Das eindrucksvolle Gebäude Gießen, Marktplatz 11 bildet im Freilichtmuseum den linken Abschluss der Nordzeile. In Gießen hatte es auf der schräg gegenüberliegenden Straßenseite gestanden. Die Rekonstruktion im Museum bot sich an, da der gut dokumentierte Bau bereits am Originalstandort ein Solitär war und damit der Anschluss an weitere Gebäude fehlte. Das Haus war vor der Zerstörung das am reichsten ausgestattete Bürgerhaus am Ort. Es wurde laut Inschrift 1619 erbaut und beherbergte die alte Apotheke. Zusammen mit seinem Nachbarhaus bietet es ein anschauliches Beispiel für die Entwicklung des Bürgerhauses vom späten Mittelalter bis zum Anfang des 17. Jahrhunderts. Dabei fiel das Haus aus dem Rahmen der üblichen Bürgerhäuser heraus. Ein Bauherr suchte hier durch einen ungewöhnlichen Bau seine gesellschaftliche Stellung zu betonen. Das Haus blieb mit seiner reichen Gliederung ein architektonischer Fremdling und sprengte den organischen Aufbau des Gießener Marktplatzes. Das Gebäude hatte fünf Geschosse, wobei die beiden unteren noch in einer Konstruktionseinheit zusammengefasst waren. Bedeutendster Teil der Obergeschosse war ein großer schräggestellter Eck-Erker. Seine Fenster boten eine uneingeschränkte Aussicht auf das Leben und Treiben auf dem Marktplatz.
Wie am alten Standort, so wurden auch im Freilichtmuseum im Erdgeschoss Ladengeschäfte eingerichtet. Der Eck-Erker musste aufgrund einer Verschlechterung der Hölzer 2012 mit einer Schieferverkleidung geschützt werden.

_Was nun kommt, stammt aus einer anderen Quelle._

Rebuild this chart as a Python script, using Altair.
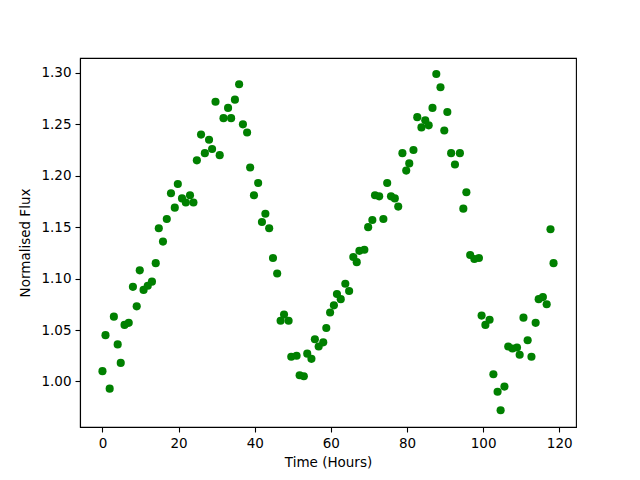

Das dreigeschossige Haus Loos, Gießen, Kirchenplatz 13, war am Originalstandort, wie hier im Museum, mit der Traufseite zur Ecke des Marktplatzes und mit der Giebelseite zum Kirchenplatz hin ausgerichtet. Es grenzt an das Haus Marktplatz 23. Beide Häuser hatten gleiche Geschosshöhen und -auskragungen und waren in Gießen unter einem gemeinsamen Traufendach erbaut worden. Da beide Häuser ursprünglich Bürgerhäuser waren, befanden sich jeweils hinter den Gebäuden Höfe und Nebengebäude.
Gießen, Marktplatz 22, ist ein nur 5,20 Meter breites viergeschossiges Haus mit einer Firsthöhe von 12,10 Metern. In den Städten war der Baugrund so wertvoll, dass man auf geringer Fläche die notwendigen Wohn- und Ladenflächen durch den Bau in die Höhe zu gewinnen suchte. So zog sich der Laden häufig über das Unter- und Zwischengeschoss. Dieser Bau wurde handwerklich genutzt, so dass keine land-wirtschaftlichen Nebengebäude notwendig waren.
Die Fassade der Gebäude Gießen, Marktplatz 21 und Gießen, Kirchenplatz 14 wurde nach Fotografien aus den Jahren 1903/1904 rekonstruiert. In der Gießener Zeile sind heute Geschäfte und das „Landhotel Zum Hessenpark“ untergebracht.